Start MATERIAL PROVIDED

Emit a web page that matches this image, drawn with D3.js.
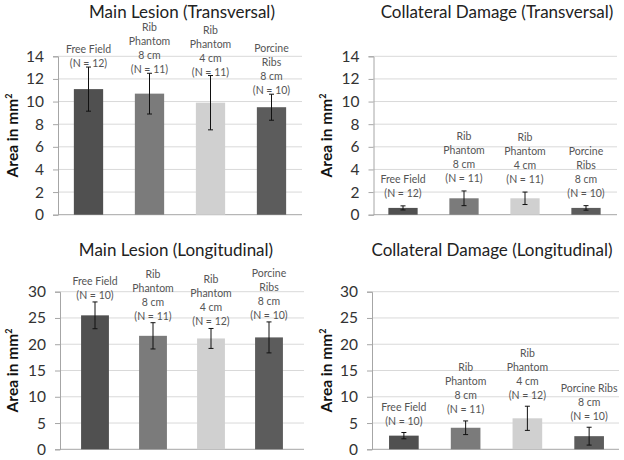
<!DOCTYPE html>
<html><head><meta charset="utf-8">
<script src="https://cdn.jsdelivr.net/npm/d3@7"></script>
<style>body{margin:0;background:#fff} svg{display:block}</style>
</head><body>
<svg id="c" width="624" height="460"></svg>
<script>
// ---- data ----
const titles = ["Main Lesion (Transversal)", "Collateral Damage (Transversal)",
                "Main Lesion (Longitudinal)", "Collateral Damage (Longitudinal)"];
const categories = ["Free Field", "Rib Phantom 8 cm", "Rib Phantom 4 cm", "Porcine Ribs 8 cm"];
const labelLinesA = [["Free Field"], ["Rib", "Phantom", "8 cm"], ["Rib", "Phantom", "4 cm"], ["Porcine", "Ribs", "8 cm"]];
const labelLinesB = [["Free Field"], ["Rib", "Phantom", "8 cm"], ["Rib", "Phantom", "4 cm"], ["Porcine Ribs", "8 cm"]];
const nTransversal = [12, 11, 11, 10];
const nLongitudinal = [10, 11, 12, 10];
const mainTransMean = [11.1, 10.7, 9.9, 9.5];
const mainTransErr  = [1.95, 1.8, 2.4, 1.15];
const collTransMean = [0.6, 1.45, 1.45, 0.6];
const collTransErr  = [0.18, 0.65, 0.55, 0.2];
const mainLongMean  = [25.5, 21.6, 21.1, 21.3];
const mainLongErr   = [2.55, 2.5, 1.9, 2.95];
const collLongMean  = [2.6, 4.1, 5.9, 2.5];
const collLongErr   = [0.6, 1.3, 2.3, 1.7];
const ticksTrans = [0, 2, 4, 6, 8, 10, 12, 14];
const ticksLong = [0, 5, 10, 15, 20, 25, 30];
const barColors = ["#505050", "#7b7b7b", "#d0d0d0", "#5c5c5c"];

// ---- layout ----
const panels = [
  {title: titles[0], mean: mainTransMean, err: mainTransErr, n: nTransversal, lines: labelLinesA, ticks: ticksTrans, max: 14,
   axisX: 58, gridR: 302, band: [58, 302], y: [214.7, 56.3], tx: 182, ty: 18, lx: 14, gap: 4},
  {title: titles[1], mean: collTransMean, err: collTransErr, n: nTransversal, lines: labelLinesA, ticks: ticksTrans, max: 14,
   axisX: 373.5, gridR: 617, band: [372.5, 616.5], y: [214.7, 56.3], tx: 497, ty: 18, lx: 328, gap: 13},
  {title: titles[2], mean: mainLongMean, err: mainLongErr, n: nLongitudinal, lines: labelLinesA, ticks: ticksLong, max: 30,
   axisX: 60, gridR: 304, band: [66, 298], y: [449.3, 291.7], tx: 176, ty: 256, lx: 14, gap: 7},
  {title: titles[3], mean: collLongMean, err: collLongErr, n: nLongitudinal, lines: labelLinesB, ticks: ticksLong, max: 30,
   axisX: 372, gridR: 619, band: [373, 620], y: [449.3, 291.7], tx: 492, ty: 256, lx: 328, gap: 11.5}
];

const svg = d3.select("#c");
const FONT = "Lato, 'Open Sans', sans-serif";

panels.forEach(p => {
  const g = svg.append("g");
  const x = d3.scaleBand().domain(categories).range(p.band).paddingInner(0.52).paddingOuter(0.26);
  const y = d3.scaleLinear().domain([0, p.max]).range(p.y);

  // gridlines
  g.append("g").selectAll("line").data(p.ticks.filter(t => t > 0)).join("line")
    .attr("x1", p.axisX).attr("x2", p.gridR)
    .attr("y1", d => y(d)).attr("y2", d => y(d))
    .attr("stroke", "#d9d9d9").attr("stroke-width", 1);

  // y axis
  const ya = g.append("g").attr("transform", `translate(${p.axisX},0)`)
    .call(d3.axisLeft(y).tickValues(p.ticks).tickSize(5).tickPadding(9).tickFormat(d3.format("d")));
  ya.select(".domain").attr("stroke", "#a6a6a6");
  ya.selectAll(".tick line").attr("stroke", "#a6a6a6");
  ya.selectAll("text").attr("font-family", FONT).attr("font-size", 15.5).attr("fill", "#333");

  // baseline
  g.append("line").attr("x1", p.axisX).attr("x2", p.gridR)
    .attr("y1", y(0)).attr("y2", y(0)).attr("stroke", "#a6a6a6");

  // bars
  g.append("g").selectAll("rect").data(categories).join("rect")
    .attr("x", d => x(d)).attr("width", x.bandwidth())
    .attr("y", (d, i) => y(p.mean[i])).attr("height", (d, i) => y(0) - y(p.mean[i]))
    .attr("fill", (d, i) => barColors[i]);

  // error bars
  const eb = g.append("g").attr("stroke", "#111").attr("stroke-width", 1);
  categories.forEach((c, i) => {
    const cx = x(c) + x.bandwidth() / 2;
    const hi = y(p.mean[i] + p.err[i]), lo = y(p.mean[i] - p.err[i]);
    eb.append("line").attr("x1", cx).attr("x2", cx).attr("y1", hi).attr("y2", lo);
    eb.append("line").attr("x1", cx - 2.5).attr("x2", cx + 2.5).attr("y1", hi).attr("y2", hi);
    eb.append("line").attr("x1", cx - 2.5).attr("x2", cx + 2.5).attr("y1", lo).attr("y2", lo);
  });

  // category labels
  categories.forEach((c, i) => {
    const cx = x(c) + x.bandwidth() / 2;
    const lines = p.lines[i].concat([`(N = ${p.n[i]})`]);
    const lastY = y(p.mean[i] + p.err[i]) - p.gap;
    const t = g.append("text").attr("text-anchor", "middle")
      .attr("font-family", FONT).attr("font-size", 10.5).attr("fill", "#555");
    lines.forEach((l, k) => {
      t.append("tspan").attr("x", cx)
        .attr("y", lastY - (lines.length - 1 - k) * 14 + 4).text(l);
    });
  });

  // title
  g.append("text").attr("x", p.tx).attr("y", p.ty).attr("text-anchor", "middle")
    .attr("font-family", FONT).attr("font-size", 17).attr("fill", "#222").text(p.title);

  // y label
  const ymid = (p.y[0] + p.y[1]) / 2;
  const yl = g.append("text").attr("transform", `translate(${p.lx + 4},${ymid}) rotate(-90)`)
    .attr("text-anchor", "middle").attr("font-family", FONT).attr("font-size", 15.5)
    .attr("font-weight", "bold").attr("fill", "#111");
  yl.append("tspan").text("Area in mm");
  yl.append("tspan").attr("font-size", 9).attr("dy", -6).text("2");
});
</script>
</body></html>
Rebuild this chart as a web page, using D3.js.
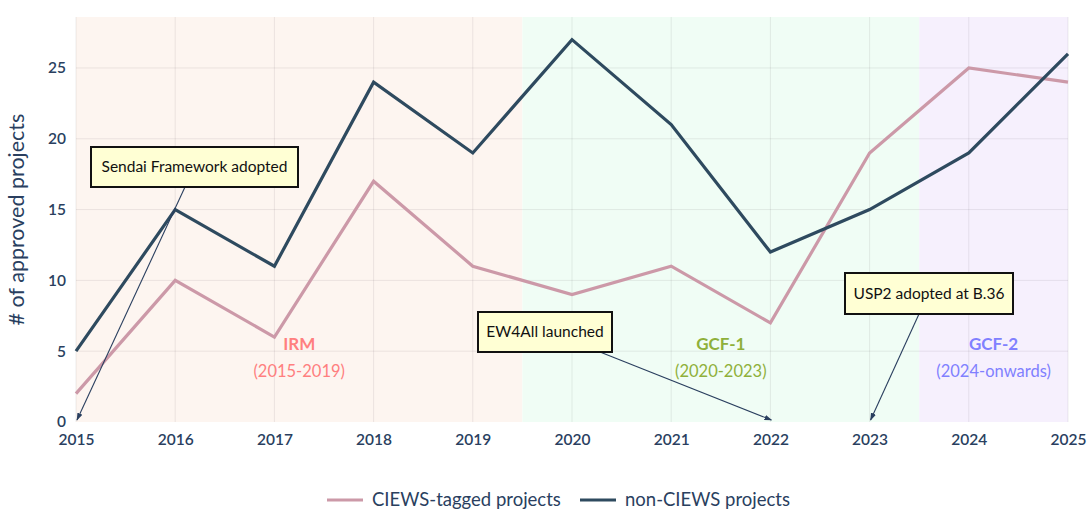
<!DOCTYPE html>
<html>
<head>
<meta charset="utf-8">
<script src="https://cdn.jsdelivr.net/npm/d3@7"></script>
<style>
  body { margin: 0; background: #fff; }
  svg { display: block; font-family: Lato, "Open Sans", sans-serif; }
</style>
</head>
<body>
<svg id="chart" width="1088" height="513"></svg>
<script>
// data
var years = [2015, 2016, 2017, 2018, 2019, 2020, 2021, 2022, 2023, 2024, 2025];
var ciews = [2, 10, 6, 17, 11, 9, 11, 7, 19, 25, 24];
var nonCiews = [5, 15, 11, 24, 19, 27, 21, 12, 15, 19, 26];
var yTicks = [0, 5, 10, 15, 20, 25];

var periodNames = ["IRM", "GCF-1", "GCF-2"];
var periodSpans = ["(2015-2019)", "(2020-2023)", "(2024-onwards)"];
var periodStart = [2015, 2019.5, 2023.5];
var periodEnd = [2019.5, 2023.5, 2025];
var periodLabelX = [2017.25, 2021.5, 2024.25];

var notes = ["Sendai Framework adopted", "EW4All launched", "USP2 adopted at B.36"];
var noteYear = [2015, 2022, 2023];

var svg = d3.select("#chart");
var margin = { left: 76, right: 20, top: 17, bottom: 91 };
var W = 1088, H = 513;

var x = d3.scaleLinear().domain([2015, 2025]).range([margin.left, W - margin.right]);
var y = d3.scaleLinear().domain([0, 28.6]).range([H - margin.bottom, margin.top]);

var bgColors = ["#fdf5f0", "#f0fdf5", "#f6f0fd"];
var labelColors = ["#ff7f7f", "#8fb03a", "#8080ff"];

// period backgrounds
svg.append("g").selectAll("rect").data(periodNames).enter().append("rect")
    .attr("x", function (d, i) { return x(periodStart[i]); })
    .attr("width", function (d, i) { return x(periodEnd[i]) - x(periodStart[i]); })
    .attr("y", y(28.6))
    .attr("height", y(0) - y(28.6))
    .attr("fill", function (d, i) { return bgColors[i]; });

// grid
var grid = svg.append("g").attr("stroke", "rgba(60,40,50,0.09)").attr("stroke-width", 1);
grid.selectAll("line.v").data(years).enter().append("line")
    .attr("x1", function (d) { return x(d); }).attr("x2", function (d) { return x(d); })
    .attr("y1", y(0)).attr("y2", y(28.6));
grid.selectAll("line.h").data(yTicks.slice(1)).enter().append("line")
    .attr("x1", x(2015)).attr("x2", x(2025))
    .attr("y1", function (d) { return y(d); }).attr("y2", function (d) { return y(d); });

// axes
var xAxis = svg.append("g").attr("transform", "translate(0," + (y(0) + 4) + ")")
    .call(d3.axisBottom(x).tickValues(years).tickFormat(d3.format("d")).tickSize(0).tickPadding(8));
var yAxis = svg.append("g").attr("transform", "translate(" + (x(2015) - 6) + ",0)")
    .call(d3.axisLeft(y).tickValues(yTicks).tickSize(0).tickPadding(4));
[xAxis, yAxis].forEach(function (a) {
    a.select(".domain").remove();
    a.selectAll("text").attr("fill", "#2a3f5f").attr("font-size", 15.5)
        .attr("font-family", "Lato, sans-serif").attr("font-weight", 600);
});

svg.append("text")
    .attr("transform", "translate(24," + y(14.3) + ") rotate(-90)")
    .attr("text-anchor", "middle")
    .attr("fill", "#2a3f5f").attr("font-size", 21.5)
    .text("# of approved projects");

// period labels
svg.append("g").selectAll("text").data(periodNames).enter().append("text")
    .attr("x", function (d, i) { return x(periodLabelX[i]); })
    .attr("y", y(5.5) + 6)
    .attr("text-anchor", "middle").attr("font-weight", "bold").attr("font-size", 17)
    .attr("fill", function (d, i) { return labelColors[i]; })
    .text(function (d) { return d; });
svg.append("g").selectAll("text").data(periodSpans).enter().append("text")
    .attr("x", function (d, i) { return x(periodLabelX[i]); })
    .attr("y", y(3.6) + 6)
    .attr("text-anchor", "middle").attr("font-size", 16.5)
    .attr("fill", function (d, i) { return labelColors[i]; })
    .text(function (d) { return d; });

// lines
var line = d3.line()
    .x(function (d, i) { return x(years[i]); })
    .y(function (d) { return y(d); });
svg.append("path").attr("d", line(ciews))
    .attr("fill", "none").attr("stroke", "#cc99a8").attr("stroke-width", 3.2);
svg.append("path").attr("d", line(nonCiews))
    .attr("fill", "none").attr("stroke", "#2e4a5f").attr("stroke-width", 3.2);

// annotations
var defs = svg.append("defs");
defs.append("marker").attr("id", "arr").attr("viewBox", "0 0 10 10")
    .attr("refX", 9).attr("refY", 5).attr("markerWidth", 7).attr("markerHeight", 7)
    .attr("orient", "auto-start-reverse")
    .append("path").attr("d", "M0,1.5 L10,5 L0,8.5 Z").attr("fill", "#2a3f5f");

var boxes = [
    { x: 91, y: 147, w: 207, h: 40, ax: 185 },
    { x: 478, y: 312, w: 134, h: 40, ax: 600 },
    { x: 845, y: 273, w: 168, h: 41, ax: 919 }
];
var ann = svg.append("g").selectAll("g").data(notes).enter().append("g");
ann.append("line")
    .attr("x1", function (d, i) { return boxes[i].ax; })
    .attr("y1", function (d, i) { return boxes[i].y + boxes[i].h; })
    .attr("x2", function (d, i) { return x(noteYear[i]) + 1; })
    .attr("y2", y(0) - 2)
    .attr("stroke", "#2a3f5f").attr("stroke-width", 1.1)
    .attr("marker-end", "url(#arr)");
ann.append("rect")
    .attr("x", function (d, i) { return boxes[i].x; })
    .attr("y", function (d, i) { return boxes[i].y; })
    .attr("width", function (d, i) { return boxes[i].w; })
    .attr("height", function (d, i) { return boxes[i].h; })
    .attr("fill", "#ffffd4").attr("stroke", "#111").attr("stroke-width", 2);
ann.append("text")
    .attr("x", function (d, i) { return boxes[i].x + boxes[i].w / 2; })
    .attr("y", function (d, i) { return boxes[i].y + boxes[i].h / 2 + 5; })
    .attr("text-anchor", "middle").attr("font-size", 15.5).attr("fill", "#111")
    .text(function (d) { return d; });

// legend
var legend = svg.append("g").attr("transform", "translate(0,500)");
var legItems = [
    { label: "CIEWS-tagged projects", color: "#cc99a8", x: 327 },
    { label: "non-CIEWS projects", color: "#2e4a5f", x: 580 }
];
var li = legend.selectAll("g").data(legItems).enter().append("g")
    .attr("transform", function (d) { return "translate(" + d.x + ",0)"; });
li.append("line").attr("x1", 0).attr("x2", 36).attr("y1", 0).attr("y2", 0)
    .attr("stroke", function (d) { return d.color; }).attr("stroke-width", 3.2);
li.append("text").attr("x", 45).attr("y", 6).attr("font-size", 18.5).attr("fill", "#2a3f5f")
    .text(function (d) { return d.label; });
</script>
</body>
</html>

End MATERIAL PROVIDED

• _WHAT YOU ARE ASKED TO DO_
Starting at the line containing "Rebuild this chart" and stopping after the line containing "var periodLabelX = [2017.25, 2021.5, 2024.25];", give the lines again exactly and leave out every image.

• _FINISHED ANSWER_
Rebuild this chart as a web page, using D3.js.
<!DOCTYPE html>
<html>
<head>
<meta charset="utf-8">
<script src="https://cdn.jsdelivr.net/npm/d3@7"></script>
<style>
  body { margin: 0; background: #fff; }
  svg { display: block; font-family: Lato, "Open Sans", sans-serif; }
</style>
</head>
<body>
<svg id="chart" width="1088" height="513"></svg>
<script>
// data
var years = [2015, 2016, 2017, 2018, 2019, 2020, 2021, 2022, 2023, 2024, 2025];
var ciews = [2, 10, 6, 17, 11, 9, 11, 7, 19, 25, 24];
var nonCiews = [5, 15, 11, 24, 19, 27, 21, 12, 15, 19, 26];
var yTicks = [0, 5, 10, 15, 20, 25];

var periodNames = ["IRM", "GCF-1", "GCF-2"];
var periodSpans = ["(2015-2019)", "(2020-2023)", "(2024-onwards)"];
var periodStart = [2015, 2019.5, 2023.5];
var periodEnd = [2019.5, 2023.5, 2025];
var periodLabelX = [2017.25, 2021.5, 2024.25];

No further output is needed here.